Lityum metal bataryalar, yüksek enerji depolama kapasiteleri sayesinde geleceğin güç sistemlerinin temel taşı haline geldi.

Ancak bu hücrelerdeki mevcut sıvı elektrolitler, sızıntı ve yanma gibi çeşitli riskler taşıyor. Ayrıca şarj sırasında pillerin içindeki lityum metalin iğne veya dal benzeri yapılara dönüşmesi pil güvenliği ve performansını tehlikeye atıyor.
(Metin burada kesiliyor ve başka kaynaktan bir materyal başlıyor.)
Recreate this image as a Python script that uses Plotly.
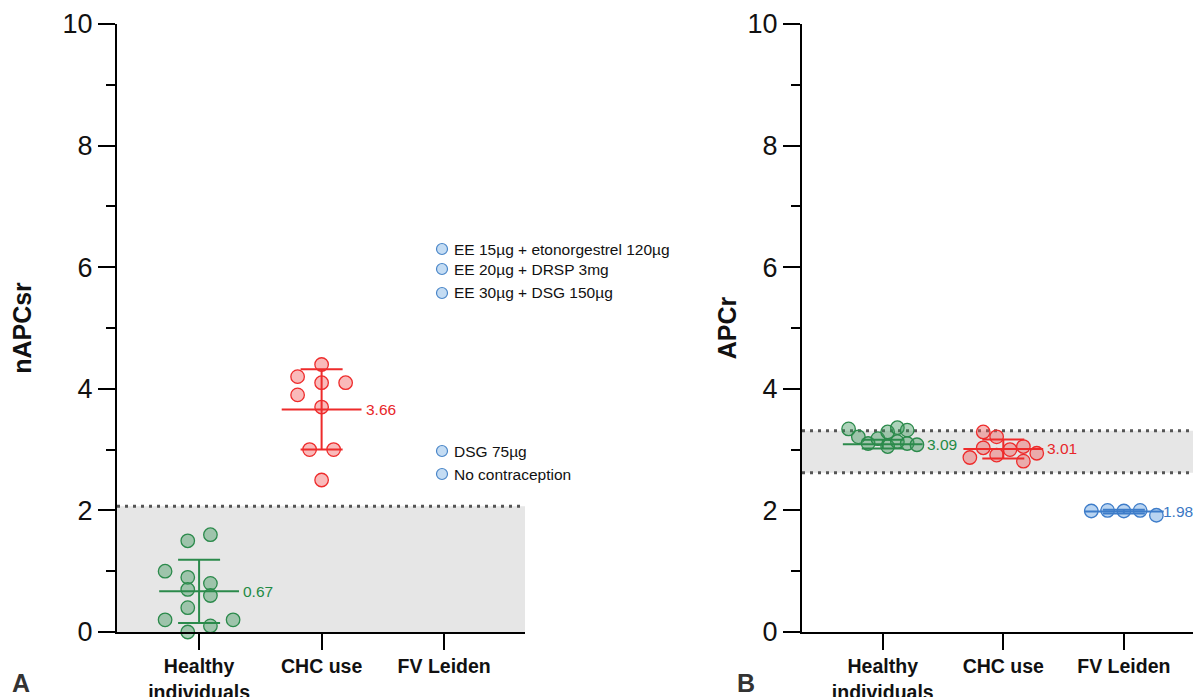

Yeni araştırmalar, derin ötektik jel elektrolitler (DEGE'ler) adı verilen yeni tip elektrolitlerin, yüksek iyon iletkenlik kapasiteleri ve doğal termal kararlılıkları sayesinde bu sorunların üstesinden gelebileceğini gösteriyor.

Journal of the American Chemical Society adlı akademik dergide yayımlanan son çalışmada, araştırmacılar bu prensipleri temel alarak kimyasal florlu amidlere dayalı bir elektrolit geliştirdi.
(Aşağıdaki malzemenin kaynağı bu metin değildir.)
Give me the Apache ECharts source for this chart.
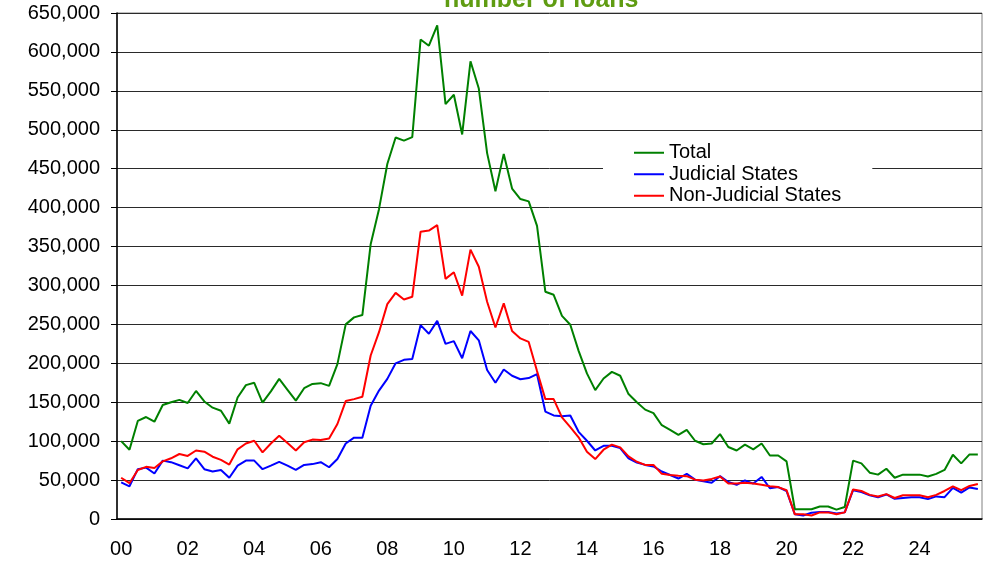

Bilim insanları, 2,2,2-trifloro-N-metilasetamid kimyasalıyla üretilen elektrolitlerin, iğne benzeri lityum dallarının oluşumunu baskılamada da umut vaat eden kompakt bir pil sistemini mümkün kıldığını keşfetti.

Araştırmacılar, "Florinin elektron çekme etkisinden yararlanan florlu amidler kullanan bir dizi DEGE geliştirdik" diye yazdı.
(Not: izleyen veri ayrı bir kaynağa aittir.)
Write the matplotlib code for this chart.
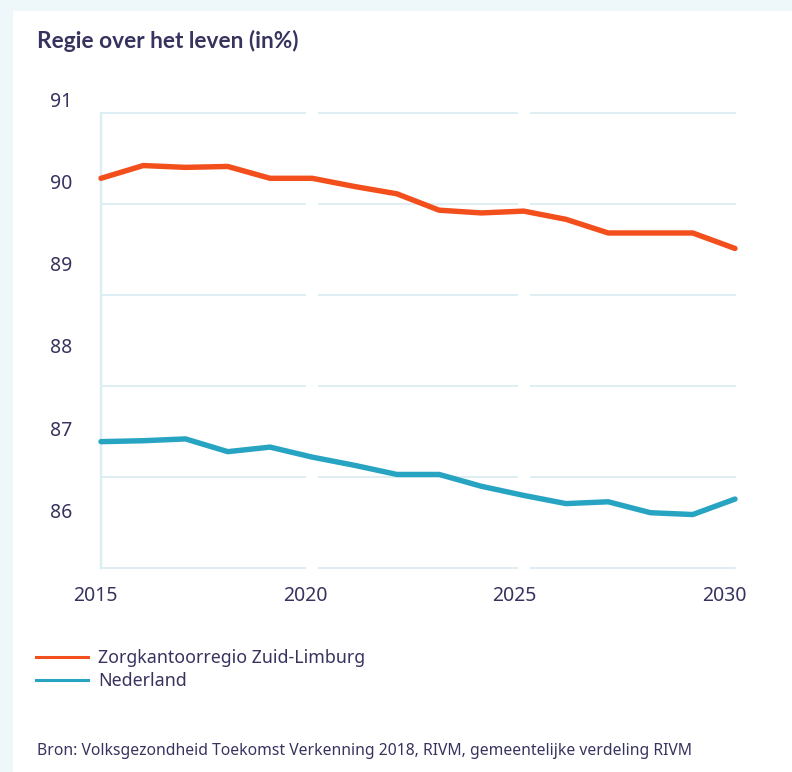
import matplotlib
matplotlib.use("Agg")
import matplotlib.pyplot as plt
import matplotlib.transforms as mtransforms
from matplotlib.patches import Rectangle
from matplotlib.lines import Line2D

# ---- data ----
years = list(range(2015, 2031))
zuid_limburg = [90.28, 90.42, 90.40, 90.41, 90.28, 90.28, 90.19, 90.11,
                89.93, 89.90, 89.92, 89.83, 89.68, 89.68, 89.68, 89.51]
nederland = [87.39, 87.40, 87.42, 87.28, 87.33, 87.22, 87.13, 87.03,
             87.03, 86.90, 86.80, 86.71, 86.73, 86.61, 86.59, 86.76]
series_names = ["Zorgkantoorregio Zuid-Limburg", "Nederland"]
y_ticks = [91, 90, 89, 88, 87, 86]
x_ticks = [2015, 2020, 2025, 2030]
title = "Regie over het leven (in%)"
source = "Bron: Volksgezondheid Toekomst Verkenning 2018, RIVM, gemeentelijke verdeling RIVM"

# ---- style ----
ORANGE = "#f24f1c"
BLUE = "#27a4c2"
TEXT = "#37335f"
GRID = "#dcedf2"
OUTER = "#eef7fa"
FONT = "Noto Sans"

W, H = 792, 772
fig = plt.figure(figsize=(W / 100, H / 100), dpi=100)
fig.patch.set_facecolor(OUTER)
fig.patches.append(Rectangle((13 / W, 0), 1 - 13 / W, (H - 11) / H,
                             transform=fig.transFigure, facecolor="white",
                             edgecolor="none", zorder=-10))

left, right, top, bottom = 101, 735, 112.7, 568.3
ax = fig.add_axes([left / W, (H - bottom) / H, (right - left) / W, (bottom - top) / H])
ax.set_zorder(5)
ax.set_facecolor("none")
for s in ax.spines.values():
    s.set_visible(False)
ax.set_xticks([])
ax.set_yticks([])
ax.set_xlim(2015, 2030)
ax.set_ylim(86, 91)

# horizontal gridlines
for v in y_ticks:
    ax.axhline(v, color=GRID, lw=1.3, zorder=1, clip_on=False)
# white vertical separators at 2020, 2025
for xv in x_ticks[1:-1]:
    ax.axvline(xv, color="white", lw=8.5, zorder=2, clip_on=False)
# left axis line
ax.axvline(2015, color=GRID, lw=1.7, zorder=3, clip_on=False)

ax.plot(years, zuid_limburg, color=ORANGE, lw=3.9, solid_capstyle="round",
        solid_joinstyle="round", zorder=5, clip_on=False)
ax.plot(years, nederland, color=BLUE, lw=3.9, solid_capstyle="round",
        solid_joinstyle="round", zorder=5, clip_on=False)

# tick labels (placed slightly off the gridlines, as in the original)
ytrans = mtransforms.blended_transform_factory(ax.transAxes, ax.transData)
for v in y_ticks:
    ax.text(-0.0453, 86.61 + (v - 86) * 0.902, str(v), transform=ytrans,
            ha="right", va="center", fontsize=14, color=TEXT, family=FONT,
            clip_on=False)
xtrans = mtransforms.blended_transform_factory(ax.transData, ax.transAxes)
for v in x_ticks:
    ax.text(2014.877 + (v - 2015) * 0.9908, -0.0608, str(v), transform=xtrans,
            ha="center", va="center", fontsize=14, color=TEXT, family=FONT,
            clip_on=False)

fig.text(36.7 / W, (H - 48.3) / H, title, fontsize=16.3, fontweight="bold",
         color=TEXT, family="Lato", va="baseline", ha="left")

handles = [Line2D([], [], color=ORANGE, lw=2.2), Line2D([], [], color=BLUE, lw=2.2)]
leg = fig.legend(handles, series_names, loc="upper left",
                 bbox_to_anchor=(36 / W, (H - 649) / H), frameon=False,
                 prop={"family": FONT, "size": 12.8}, handlelength=2.95,
                 handletextpad=0.55, labelspacing=0.28, borderaxespad=0, borderpad=0)
for t in leg.get_texts():
    t.set_color(TEXT)

fig.text(36.7 / W, (H - 755) / H, source, fontsize=11.3, color=TEXT,
         family=FONT, va="baseline", ha="left")

fig.savefig("out.png", dpi=100, facecolor=fig.get_facecolor())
Bilim insanları, bu elektrolit sistemini kullanan hücrelerin 9 bin saatten fazla stabil bir şekilde şarj döngüsüne girdiğini ve bazı tasarımların 2 bin 500 şarj döngüsünden sonra bile güç kapasitelerini yüzde 80'in üzerinde koruduğunu buldu.

"Geliştirilmiş özellikler, ilgili lityum simetrik pilin 9 bin saatten fazla stabil bir şarj döngüsüne ulaşmasını sağlıyor" diye yazdılar.

Testler, yaklaşık 80 santigrat derecelik yüksek sıcaklıklarda bile, yeni elektrolit sisteminin bir versiyonunun 300 şarj döngüsü boyunca stabilitesini koruduğunu gösterdi.

Genel olarak bulgular, lityum pillerdeki florlama ve jel içinde elektrolit sınırlama sisteminin, bu pillerin uzun süredir devam eden sınırlamalarının üstesinden gelmeye yardımcı olabileceğini gösteriyor.

Çin'deki Nankai Üniversitesi'nden çalışmanın yazarlarından Tianfei Liu, "Çalışmamız, hassas moleküler tasarımın lityum metal pil geliştirmedeki birden fazla zorluğun üstesinden nasıl gelebileceğini gösteriyor" dedi.

Dr. Liu, "DEGE'lere florlu gruplar ekleyerek, yalnızca gelişmiş arayüz kararlılığı elde etmekle kalmadık, aynı zamanda önemli ölçüde iyileştirilmiş döngü dayanıklılığı ve termal güvenlik de elde ettik" dedi.

Sonuçlar, elektrikli araçlar ve şebeke ölçeğinde depolama gibi günlük yaşam uygulamaları için lityum pilleri ölçeklendirmenin umut verici bir yolunu da sunuyor.

Çalışmanın bir diğer yazarı Kai Zhang, "Bu strateji, temel kimyayı günlük hayattaki performans gereksinimleriyle birleştirerek, yeni nesil yüksek performanslı elektrolit tasarımı için bir plan sunuyor" dedi.